> _TASK_
Copy the lines below as they are; omit the images they contain.

> _COLLECTED DATA_
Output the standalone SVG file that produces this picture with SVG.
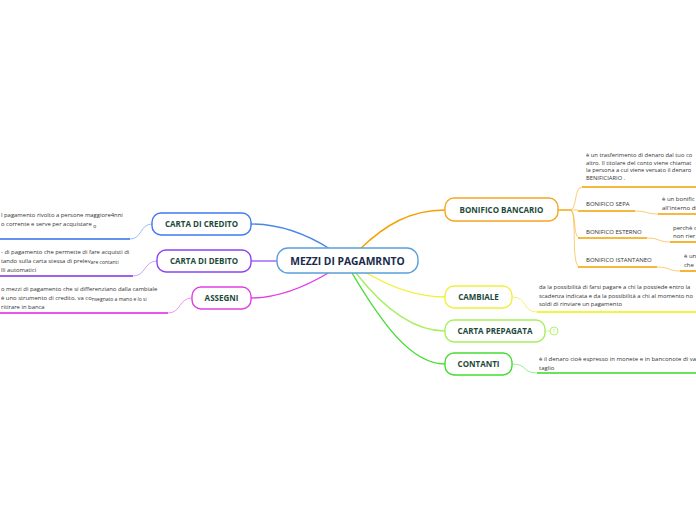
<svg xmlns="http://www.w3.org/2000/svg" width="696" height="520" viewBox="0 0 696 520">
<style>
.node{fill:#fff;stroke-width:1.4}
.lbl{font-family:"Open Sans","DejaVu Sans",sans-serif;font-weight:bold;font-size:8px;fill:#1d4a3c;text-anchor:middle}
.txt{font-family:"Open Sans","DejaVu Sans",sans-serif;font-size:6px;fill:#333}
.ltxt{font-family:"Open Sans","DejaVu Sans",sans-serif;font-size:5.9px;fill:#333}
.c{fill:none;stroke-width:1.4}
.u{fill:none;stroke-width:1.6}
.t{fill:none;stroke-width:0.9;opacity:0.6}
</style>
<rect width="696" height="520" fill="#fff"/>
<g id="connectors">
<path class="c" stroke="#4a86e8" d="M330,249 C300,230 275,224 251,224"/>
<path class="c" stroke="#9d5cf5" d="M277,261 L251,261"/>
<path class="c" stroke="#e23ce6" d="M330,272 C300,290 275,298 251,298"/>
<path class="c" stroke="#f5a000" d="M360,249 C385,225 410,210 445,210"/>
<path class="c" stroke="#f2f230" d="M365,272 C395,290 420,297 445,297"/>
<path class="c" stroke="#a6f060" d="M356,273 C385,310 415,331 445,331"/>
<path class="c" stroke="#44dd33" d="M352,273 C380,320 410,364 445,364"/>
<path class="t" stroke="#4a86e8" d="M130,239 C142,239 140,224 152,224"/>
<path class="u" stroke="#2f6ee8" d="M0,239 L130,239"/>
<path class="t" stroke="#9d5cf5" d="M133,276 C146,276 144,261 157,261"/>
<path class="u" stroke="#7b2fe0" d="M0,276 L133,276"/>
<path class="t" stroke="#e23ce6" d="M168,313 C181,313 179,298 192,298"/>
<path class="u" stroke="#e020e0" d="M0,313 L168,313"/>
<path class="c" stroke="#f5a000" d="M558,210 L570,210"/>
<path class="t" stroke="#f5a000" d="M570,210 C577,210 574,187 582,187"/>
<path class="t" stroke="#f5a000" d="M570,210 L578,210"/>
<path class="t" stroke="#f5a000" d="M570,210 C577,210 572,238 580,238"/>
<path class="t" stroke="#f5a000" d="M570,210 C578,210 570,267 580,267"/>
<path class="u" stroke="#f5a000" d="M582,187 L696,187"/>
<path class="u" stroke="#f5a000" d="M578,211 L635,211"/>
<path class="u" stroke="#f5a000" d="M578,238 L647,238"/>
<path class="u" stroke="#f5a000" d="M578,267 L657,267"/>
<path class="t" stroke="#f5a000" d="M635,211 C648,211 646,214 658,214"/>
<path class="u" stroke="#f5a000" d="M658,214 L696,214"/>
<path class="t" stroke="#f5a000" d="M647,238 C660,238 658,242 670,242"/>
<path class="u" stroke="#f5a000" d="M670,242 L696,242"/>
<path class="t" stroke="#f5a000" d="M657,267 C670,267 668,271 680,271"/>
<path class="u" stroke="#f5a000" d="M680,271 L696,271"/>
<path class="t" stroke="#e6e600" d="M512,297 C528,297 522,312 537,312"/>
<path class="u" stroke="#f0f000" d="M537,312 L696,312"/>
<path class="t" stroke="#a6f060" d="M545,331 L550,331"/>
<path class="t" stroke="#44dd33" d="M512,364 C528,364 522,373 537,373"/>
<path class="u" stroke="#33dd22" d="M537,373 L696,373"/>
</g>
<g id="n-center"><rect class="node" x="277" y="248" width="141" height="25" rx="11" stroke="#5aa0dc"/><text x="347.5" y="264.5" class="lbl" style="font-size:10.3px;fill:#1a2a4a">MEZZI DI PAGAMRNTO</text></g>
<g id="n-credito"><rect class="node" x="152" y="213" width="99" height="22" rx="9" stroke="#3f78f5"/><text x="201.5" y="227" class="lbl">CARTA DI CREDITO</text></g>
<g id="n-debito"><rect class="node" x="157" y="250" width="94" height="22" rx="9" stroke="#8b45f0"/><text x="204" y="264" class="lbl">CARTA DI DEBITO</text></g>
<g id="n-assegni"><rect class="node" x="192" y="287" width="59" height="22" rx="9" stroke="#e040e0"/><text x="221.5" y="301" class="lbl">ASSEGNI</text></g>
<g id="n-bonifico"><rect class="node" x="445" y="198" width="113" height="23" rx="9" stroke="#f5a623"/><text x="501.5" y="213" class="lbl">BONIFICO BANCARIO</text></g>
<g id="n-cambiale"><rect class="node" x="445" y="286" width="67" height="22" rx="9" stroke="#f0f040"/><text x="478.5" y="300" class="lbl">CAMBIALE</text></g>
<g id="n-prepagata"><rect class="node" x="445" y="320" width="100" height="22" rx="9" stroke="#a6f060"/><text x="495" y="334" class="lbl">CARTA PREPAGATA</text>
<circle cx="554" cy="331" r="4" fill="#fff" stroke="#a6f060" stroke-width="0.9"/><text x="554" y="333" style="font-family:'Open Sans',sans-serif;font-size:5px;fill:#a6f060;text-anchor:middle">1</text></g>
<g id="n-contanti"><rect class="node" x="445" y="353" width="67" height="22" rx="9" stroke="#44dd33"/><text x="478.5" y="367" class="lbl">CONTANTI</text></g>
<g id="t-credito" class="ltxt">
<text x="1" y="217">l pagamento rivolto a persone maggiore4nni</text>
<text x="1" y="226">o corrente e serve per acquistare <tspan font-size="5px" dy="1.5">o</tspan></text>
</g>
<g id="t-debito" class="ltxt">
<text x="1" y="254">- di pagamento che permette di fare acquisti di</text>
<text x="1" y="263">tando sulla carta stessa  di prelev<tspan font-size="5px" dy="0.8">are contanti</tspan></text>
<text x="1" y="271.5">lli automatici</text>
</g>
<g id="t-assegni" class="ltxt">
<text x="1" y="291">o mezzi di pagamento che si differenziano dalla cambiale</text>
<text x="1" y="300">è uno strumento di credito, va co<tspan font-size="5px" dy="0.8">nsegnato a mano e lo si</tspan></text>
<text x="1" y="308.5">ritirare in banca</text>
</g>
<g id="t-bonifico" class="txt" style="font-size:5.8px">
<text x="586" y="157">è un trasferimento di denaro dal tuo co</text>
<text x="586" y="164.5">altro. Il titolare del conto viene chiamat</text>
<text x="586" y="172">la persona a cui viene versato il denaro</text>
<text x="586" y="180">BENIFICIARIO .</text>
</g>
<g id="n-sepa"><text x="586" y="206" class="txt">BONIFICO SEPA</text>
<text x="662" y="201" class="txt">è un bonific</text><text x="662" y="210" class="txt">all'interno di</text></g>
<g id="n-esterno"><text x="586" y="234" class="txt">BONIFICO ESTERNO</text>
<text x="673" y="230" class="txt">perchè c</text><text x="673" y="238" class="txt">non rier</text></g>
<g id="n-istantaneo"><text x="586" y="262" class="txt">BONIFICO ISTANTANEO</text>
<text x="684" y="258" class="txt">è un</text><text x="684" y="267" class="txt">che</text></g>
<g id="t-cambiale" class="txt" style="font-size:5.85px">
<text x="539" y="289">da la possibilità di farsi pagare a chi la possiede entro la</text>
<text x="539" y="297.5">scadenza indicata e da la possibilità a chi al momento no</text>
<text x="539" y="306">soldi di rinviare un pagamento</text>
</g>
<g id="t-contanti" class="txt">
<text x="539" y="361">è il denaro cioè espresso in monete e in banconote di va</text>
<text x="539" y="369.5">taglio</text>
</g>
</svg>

> _OUTPUT FOR THIS EXERCISE_
Output the standalone SVG file that produces this picture with SVG.
<svg xmlns="http://www.w3.org/2000/svg" width="696" height="520" viewBox="0 0 696 520">
<style>
.node{fill:#fff;stroke-width:1.4}
.lbl{font-family:"Open Sans","DejaVu Sans",sans-serif;font-weight:bold;font-size:8px;fill:#1d4a3c;text-anchor:middle}
.txt{font-family:"Open Sans","DejaVu Sans",sans-serif;font-size:6px;fill:#333}
.ltxt{font-family:"Open Sans","DejaVu Sans",sans-serif;font-size:5.9px;fill:#333}
.c{fill:none;stroke-width:1.4}
.u{fill:none;stroke-width:1.6}
.t{fill:none;stroke-width:0.9;opacity:0.6}
</style>
<rect width="696" height="520" fill="#fff"/>
<g id="connectors">
<path class="c" stroke="#4a86e8" d="M330,249 C300,230 275,224 251,224"/>
<path class="c" stroke="#9d5cf5" d="M277,261 L251,261"/>
<path class="c" stroke="#e23ce6" d="M330,272 C300,290 275,298 251,298"/>
<path class="c" stroke="#f5a000" d="M360,249 C385,225 410,210 445,210"/>
<path class="c" stroke="#f2f230" d="M365,272 C395,290 420,297 445,297"/>
<path class="c" stroke="#a6f060" d="M356,273 C385,310 415,331 445,331"/>
<path class="c" stroke="#44dd33" d="M352,273 C380,320 410,364 445,364"/>
<path class="t" stroke="#4a86e8" d="M130,239 C142,239 140,224 152,224"/>
<path class="u" stroke="#2f6ee8" d="M0,239 L130,239"/>
<path class="t" stroke="#9d5cf5" d="M133,276 C146,276 144,261 157,261"/>
<path class="u" stroke="#7b2fe0" d="M0,276 L133,276"/>
<path class="t" stroke="#e23ce6" d="M168,313 C181,313 179,298 192,298"/>
<path class="u" stroke="#e020e0" d="M0,313 L168,313"/>
<path class="c" stroke="#f5a000" d="M558,210 L570,210"/>
<path class="t" stroke="#f5a000" d="M570,210 C577,210 574,187 582,187"/>
<path class="t" stroke="#f5a000" d="M570,210 L578,210"/>
<path class="t" stroke="#f5a000" d="M570,210 C577,210 572,238 580,238"/>
<path class="t" stroke="#f5a000" d="M570,210 C578,210 570,267 580,267"/>
<path class="u" stroke="#f5a000" d="M582,187 L696,187"/>
<path class="u" stroke="#f5a000" d="M578,211 L635,211"/>
<path class="u" stroke="#f5a000" d="M578,238 L647,238"/>
<path class="u" stroke="#f5a000" d="M578,267 L657,267"/>
<path class="t" stroke="#f5a000" d="M635,211 C648,211 646,214 658,214"/>
<path class="u" stroke="#f5a000" d="M658,214 L696,214"/>
<path class="t" stroke="#f5a000" d="M647,238 C660,238 658,242 670,242"/>
<path class="u" stroke="#f5a000" d="M670,242 L696,242"/>
<path class="t" stroke="#f5a000" d="M657,267 C670,267 668,271 680,271"/>
<path class="u" stroke="#f5a000" d="M680,271 L696,271"/>
<path class="t" stroke="#e6e600" d="M512,297 C528,297 522,312 537,312"/>
<path class="u" stroke="#f0f000" d="M537,312 L696,312"/>
<path class="t" stroke="#a6f060" d="M545,331 L550,331"/>
<path class="t" stroke="#44dd33" d="M512,364 C528,364 522,373 537,373"/>
<path class="u" stroke="#33dd22" d="M537,373 L696,373"/>
</g>
<g id="n-center"><rect class="node" x="277" y="248" width="141" height="25" rx="11" stroke="#5aa0dc"/><text x="347.5" y="264.5" class="lbl" style="font-size:10.3px;fill:#1a2a4a">MEZZI DI PAGAMRNTO</text></g>
<g id="n-credito"><rect class="node" x="152" y="213" width="99" height="22" rx="9" stroke="#3f78f5"/><text x="201.5" y="227" class="lbl">CARTA DI CREDITO</text></g>
<g id="n-debito"><rect class="node" x="157" y="250" width="94" height="22" rx="9" stroke="#8b45f0"/><text x="204" y="264" class="lbl">CARTA DI DEBITO</text></g>
<g id="n-assegni"><rect class="node" x="192" y="287" width="59" height="22" rx="9" stroke="#e040e0"/><text x="221.5" y="301" class="lbl">ASSEGNI</text></g>
<g id="n-bonifico"><rect class="node" x="445" y="198" width="113" height="23" rx="9" stroke="#f5a623"/><text x="501.5" y="213" class="lbl">BONIFICO BANCARIO</text></g>
<g id="n-cambiale"><rect class="node" x="445" y="286" width="67" height="22" rx="9" stroke="#f0f040"/><text x="478.5" y="300" class="lbl">CAMBIALE</text></g>
<g id="n-prepagata"><rect class="node" x="445" y="320" width="100" height="22" rx="9" stroke="#a6f060"/><text x="495" y="334" class="lbl">CARTA PREPAGATA</text>
<circle cx="554" cy="331" r="4" fill="#fff" stroke="#a6f060" stroke-width="0.9"/><text x="554" y="333" style="font-family:'Open Sans',sans-serif;font-size:5px;fill:#a6f060;text-anchor:middle">1</text></g>
<g id="n-contanti"><rect class="node" x="445" y="353" width="67" height="22" rx="9" stroke="#44dd33"/><text x="478.5" y="367" class="lbl">CONTANTI</text></g>
<g id="t-credito" class="ltxt">
<text x="1" y="217">l pagamento rivolto a persone maggiore4nni</text>
<text x="1" y="226">o corrente e serve per acquistare <tspan font-size="5px" dy="1.5">o</tspan></text>
</g>
<g id="t-debito" class="ltxt">
<text x="1" y="254">- di pagamento che permette di fare acquisti di</text>
<text x="1" y="263">tando sulla carta stessa  di prelev<tspan font-size="5px" dy="0.8">are contanti</tspan></text>
<text x="1" y="271.5">lli automatici</text>
</g>
<g id="t-assegni" class="ltxt">
<text x="1" y="291">o mezzi di pagamento che si differenziano dalla cambiale</text>
<text x="1" y="300">è uno strumento di credito, va co<tspan font-size="5px" dy="0.8">nsegnato a mano e lo si</tspan></text>
<text x="1" y="308.5">ritirare in banca</text>
</g>
<g id="t-bonifico" class="txt" style="font-size:5.8px">
<text x="586" y="157">è un trasferimento di denaro dal tuo co</text>
<text x="586" y="164.5">altro. Il titolare del conto viene chiamat</text>
<text x="586" y="172">la persona a cui viene versato il denaro</text>
<text x="586" y="180">BENIFICIARIO .</text>
</g>
<g id="n-sepa"><text x="586" y="206" class="txt">BONIFICO SEPA</text>
<text x="662" y="201" class="txt">è un bonific</text><text x="662" y="210" class="txt">all'interno di</text></g>
<g id="n-esterno"><text x="586" y="234" class="txt">BONIFICO ESTERNO</text>
<text x="673" y="230" class="txt">perchè c</text><text x="673" y="238" class="txt">non rier</text></g>
<g id="n-istantaneo"><text x="586" y="262" class="txt">BONIFICO ISTANTANEO</text>
<text x="684" y="258" class="txt">è un</text><text x="684" y="267" class="txt">che</text></g>
<g id="t-cambiale" class="txt" style="font-size:5.85px">
<text x="539" y="289">da la possibilità di farsi pagare a chi la possiede entro la</text>
<text x="539" y="297.5">scadenza indicata e da la possibilità a chi al momento no</text>
<text x="539" y="306">soldi di rinviare un pagamento</text>
</g>
<g id="t-contanti" class="txt">
<text x="539" y="361">è il denaro cioè espresso in monete e in banconote di va</text>
<text x="539" y="369.5">taglio</text>
</g>
</svg>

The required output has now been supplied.